The result is a prioritized list of content suggestions, ranked by how much impact they would have on reducing support load and improving the AI conversation experience.
How to access autopilot
To view your autopilot analysis:
- Navigate to the Help Center section in Userorbit.
- Click the Autopilot tab or look for the coverage analysis section in your help center dashboard.
- Userorbit displays the latest analysis results, including suggested topics, gap severity, and estimated impact.
Autopilot runs automatically on a regular schedule, so results stay current as your content and user behavior evolve. You can also trigger a manual refresh if you have recently published several new articles and want to see updated results.
Interpreting the results
Autopilot presents its findings in several ways:
Gap severity
Each identified gap is assigned a severity level based on how frequently users encounter it and how poorly the current content addresses it:
- High — Many users are asking about this topic and getting no useful answer. Prioritize writing this content.
- Medium — Some users hit this gap, or existing content partially covers it but needs expansion.
- Low — A small number of queries relate to this topic, or existing content is close but could be improved.
Suggested topics
For each gap, autopilot suggests a topic title and brief description of what the article should cover. These suggestions are based on the actual language users use in their questions and searches, so they reflect real needs rather than assumptions.
Related existing articles
Autopilot also identifies existing articles that are close to covering the gap.
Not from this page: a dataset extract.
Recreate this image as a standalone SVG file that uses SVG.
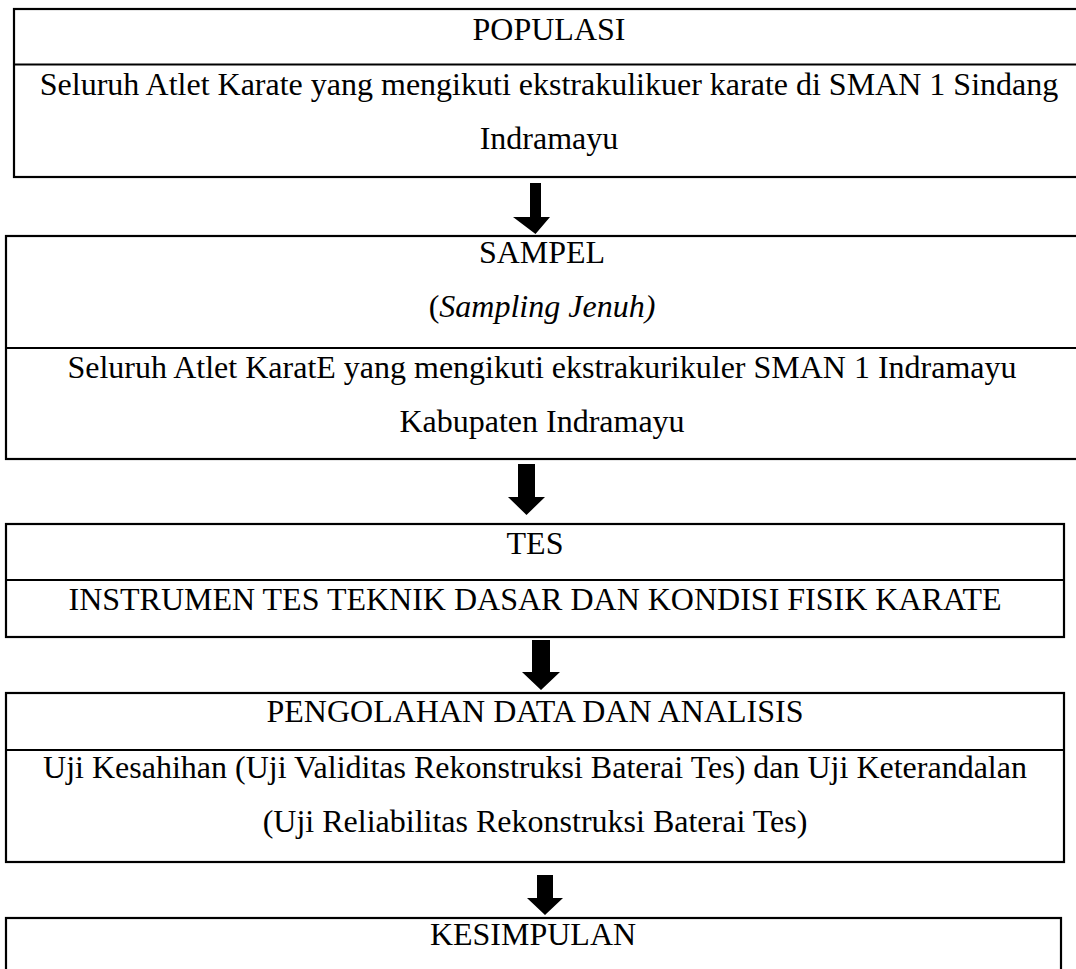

Sometimes the fix is updating an existing article rather than writing a new one — adding a missing section, clarifying a confusing explanation, or covering an edge case.
Acting on suggestions
Once you have reviewed the autopilot results, take action:
- Prioritize by impact — Start with high-severity gaps that affect the most users.
- Check for quick wins — Some gaps can be closed by adding a paragraph to an existing article rather than writing an entirely new one.
- Create new articles — For topics that are not covered at all, create a new article using the suggested topic as a starting point.
- Review after publishing — After publishing new content, check autopilot again in a few days to see if the gap has been resolved.
Building a continuous improvement loop
Autopilot is most valuable when used as part of a regular workflow rather than a one-time audit. Consider reviewing autopilot results weekly or biweekly as part of your content planning. Over time, you will see the number of high-severity gaps decrease as your documentation matures, and the AI conversation success rate will improve alongside it.
By letting real user behavior guide your documentation priorities, you ensure that every article you write has maximum impact on the user experience.